WASHINGTON — As a result of withering attacks by the U.S.-led military coalition in Iraq and Syria, the Islamic State of Iraq and the Levant (ISIL) is “in a defensive crouch,” according to U.S. military officials.
But the U.S. intelligence community’s view is that ISIL still has two big advantages: numbers and the element of surprise.
“Two things keep me up at night,” U.S. National Counterterrorism Center Director Nicholas Rasmussen told WTOP in an exclusive interview. “Both are directly related to ISIL’s proven ability, using the Internet to radicalize and instruct people, here inside the U.S., to launch attacks.”
“One is that the possibility of an attack here inside the homeland by a group of networked operatives from a foreign terrorist organization who somehow may have escaped our intelligence community’s collection,” said Rasmussen.
According to a U.S. law enforcement official, the San Bernardino attackers who killed 14 people and wounded 22 others on Dec. 2 planned the attack while essentially living a double life.
Rasmussen’s other concern is “the continued threat to our aviation sector.”
“One only has to look overseas to see some of the incidents that have happened with aircraft -bombings attempted bombings -to realize, that remains a continuing and persistent vulnerability,” he said.
He was referring to the downing of Metro Jet flight 9268 on Oct. 31. It broke up in-flight over Egypt’s Sinai, after a bomb was detonated aboard killing all 224 passengers.
Within an hour of the crash, ISIL took responsibility. After several days, Russian and western authorities expressed certainty it was likely an ISIL-sponsored terror attack. ISIL later posted a picture of the device it claimed was used in one of its publications.
In early February, a suicide bomber was blown out of a Daallo Airlines flight leaving Mogadishu airport in Somalia. The attacker was sucked out of a hole in the plane, after detonating an explosive device inside a laptop at 11,000 feet. His body was found later on the ground. The other 73 passengers onboard survived and the crew managed to land the plane.
Authorities around the world are concerned that those successes have emboldened terrorist to outdo each other.
TSA Administrator Peter Neffenger told WTOP the agency is “paying very close attention to our processes, procedures and technologies designed to detect items that could harm an aircraft, damage an aircraft or destroy an aircraft.”

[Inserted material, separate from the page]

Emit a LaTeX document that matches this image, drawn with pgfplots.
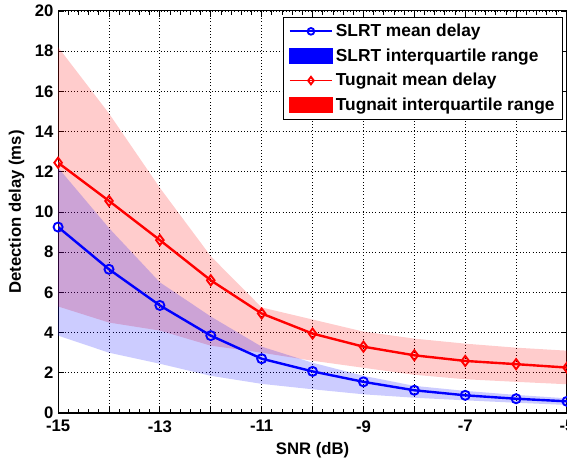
\documentclass[border=0pt]{standalone}
\usepackage{fontspec}
\setmainfont{Liberation Sans}
\usepackage{pgfplots}
\pgfplotsset{compat=1.18}
\usepgfplotslibrary{fillbetween}
\newcommand{\ff}{\fontsize{12.5}{15}\selectfont\bfseries}
\newcommand{\lf}{\fontsize{13}{15}\selectfont\bfseries}

\begin{document}
\begin{tikzpicture}[trim axis right]
\begin{axis}[scale only axis,width=381pt,height=301pt,
  xmin=-15,xmax=-5,ymin=0,ymax=20,
  xtick={-15,...,-5},xticklabels={-15,,-13,,-11,,-9,,-7,,-5},
  ytick={0,2,...,20},minor x tick num=4,
  grid=major,grid style={dotted,black,line width=0.6pt},
  axis line style={line width=0.8pt},
  tick style={black,line width=0.6pt},
  /pgf/number format/assume math mode=true,
  tick label style={font=\ff},label style={font=\ff},
  xticklabel style={yshift=-2pt},
  xlabel={SNR (dB)},ylabel={Detection delay (ms)},
  xlabel style={yshift=-1pt},
  ylabel style={yshift=1pt},
  legend style={font=\lf,at={(0.992,0.985)},anchor=north east,
    draw=black,line width=0.6pt,row sep=3.5pt,inner xsep=4pt,inner ysep=3pt,
    cells={anchor=west}},
  legend cell align=left]
% Tugnait interquartile range
\addplot[draw=none,name path=ru,forget plot] coordinates {(-15,18.2) (-14,14.9) (-13,11.2) (-12,7.8) (-11,5.25) (-10,4.65) (-9,4.05) (-8,3.7) (-7,3.45) (-6,3.25) (-5,3.1)};
\addplot[draw=none,name path=rl,forget plot] coordinates {(-15,5.3) (-14,4.5) (-13,4.1) (-12,3.35) (-11,3.0) (-10,2.6) (-9,2.25) (-8,1.9) (-7,1.68) (-6,1.55) (-5,1.43)};
\addplot[red,fill opacity=0.2,forget plot] fill between[of=ru and rl];
% SLRT interquartile range
\addplot[draw=none,name path=bu,forget plot] coordinates {(-15,12.2) (-14,9.2) (-13,6.5) (-12,4.8) (-11,3.3) (-10,2.5) (-9,1.85) (-8,1.35) (-7,1.1) (-6,0.9) (-5,0.73)};
\addplot[draw=none,name path=bl,forget plot] coordinates {(-15,3.85) (-14,3.0) (-13,2.45) (-12,1.85) (-11,1.45) (-10,1.18) (-9,0.93) (-8,0.76) (-7,0.63) (-6,0.51) (-5,0.4)};
\addplot[blue,fill opacity=0.2,forget plot] fill between[of=bu and bl];
% mean delays
\addplot[blue,line width=1.8pt,mark=o,mark size=3.4pt,mark options={line width=1.4pt},forget plot]
  coordinates {(-15,9.25) (-14,7.15) (-13,5.35) (-12,3.85) (-11,2.7) (-10,2.07) (-9,1.55) (-8,1.13) (-7,0.88) (-6,0.71) (-5,0.58)};
\addplot[red,line width=1.8pt,mark=diamond,mark size=3.8pt,mark options={line width=1.4pt},forget plot]
  coordinates {(-15,12.45) (-14,10.55) (-13,8.6) (-12,6.6) (-11,4.95) (-10,3.95) (-9,3.3) (-8,2.87) (-7,2.59) (-6,2.43) (-5,2.26)};
% legend
\addlegendimage{blue,line width=1.4pt,mark=o,mark size=2.5pt,
  legend image code/.code={\draw[mark repeat=2,mark phase=2] plot coordinates {(0cm,0cm) (0.56cm,0cm) (1.12cm,0cm)};}}
\addlegendentry{SLRT mean delay}
\addlegendimage{legend image code/.code={\fill[blue] (0cm,-0.2cm) rectangle (1.12cm,0.2cm);}}
\addlegendentry{SLRT interquartile range}
\addlegendimage{red,line width=1.4pt,mark=diamond,mark size=2.8pt,
  legend image code/.code={\draw[mark repeat=2,mark phase=2] plot coordinates {(0cm,0cm) (0.56cm,0cm) (1.12cm,0cm)};}}
\addlegendentry{Tugnait mean delay}
\addlegendimage{legend image code/.code={\fill[red] (0cm,-0.2cm) rectangle (1.12cm,0.2cm);}}
\addlegendentry{Tugnait interquartile range}
\end{axis}
\path (current axis.south west) ++(-43.5pt,-36.8pt);
\path (current axis.north west) ++(0,8.2pt);
\end{tikzpicture}
\end{document}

Terrorism experts say that since the Metrojet crash, terrorists are becoming more skillful at creating bombs and slipping them past security. And Neffenger said the TSA has seen evidence of a developing competition among terrorists.
Neffenger said events in the past few months have made it clear that the threat to aviation in certain countries is much higher than at any time in recent years and “that competition means that the environment is a little more uncertain than it was before.”
“From an intelligence perspective, we see terrorist groups continuing to aspire to carry out those kinds of attacks. And I don’t envy my colleagues and partners with responsibility for aviation security because they have one of the most difficult jobs there is,” said Rasmussen.
The difficulty, he said is being right 100 percent of the time.
“They can do everything right in 99.9 percent of the locations around the world where we are dealing with the traveling public, and it’s that one-tenth of one percent vulnerability that keeps me up at night.”
Despite his concerns, Rasmussen said the agency and the intelligence community, as a whole, have made significant progress.
“We’ve had great success over time at constraining the capability of al-Qaida (as a centralized organization) to carry out large, mass-casualty attacks potentially here in the homeland. I think we’ve had a great deal of success shrinking the size of that potential threat.”
But he acknowledged that today al-Qaida affiliates and ISIL are harder to handle.
“We have more terrorist actors coming at us from a more diverse array of places and locations around the globe. And that does affect our mission because we are stretched, I would argue.”
Rasmussen said the agency estimates that 38,000 people have traveled to Iraq and Syria with the intention to join the ISIL organization. It’s not clear how many of them remain because many have been killed in battle or have left the region.
The most pressing concern, he said, is the “large pool of people potentially able to carry out terrorist activities in their home areas of national origin, should they choose to return home at some point in the future.”
He said they are particularly concerned about “the subset of that 38,000; approximately 7,000 people who come from western countries.”
He estimated that among them are 250 Americans who have gone to Iraq and Syria or have tried.
Some of them he said “are on the ground fighting for one of the many extremist groups operating inside Syria right now.”
Recognizing that NCTC and other intelligence community employees are facing a grueling challenge trying to keep up with the exploding global terrorism problem, President Barack Obama paid NCTC a visit in December to applaud their efforts. Rasmussen said that visit went a long way toward attracting new people to the agency with the skills to fight what he acknowledges will be a long fight.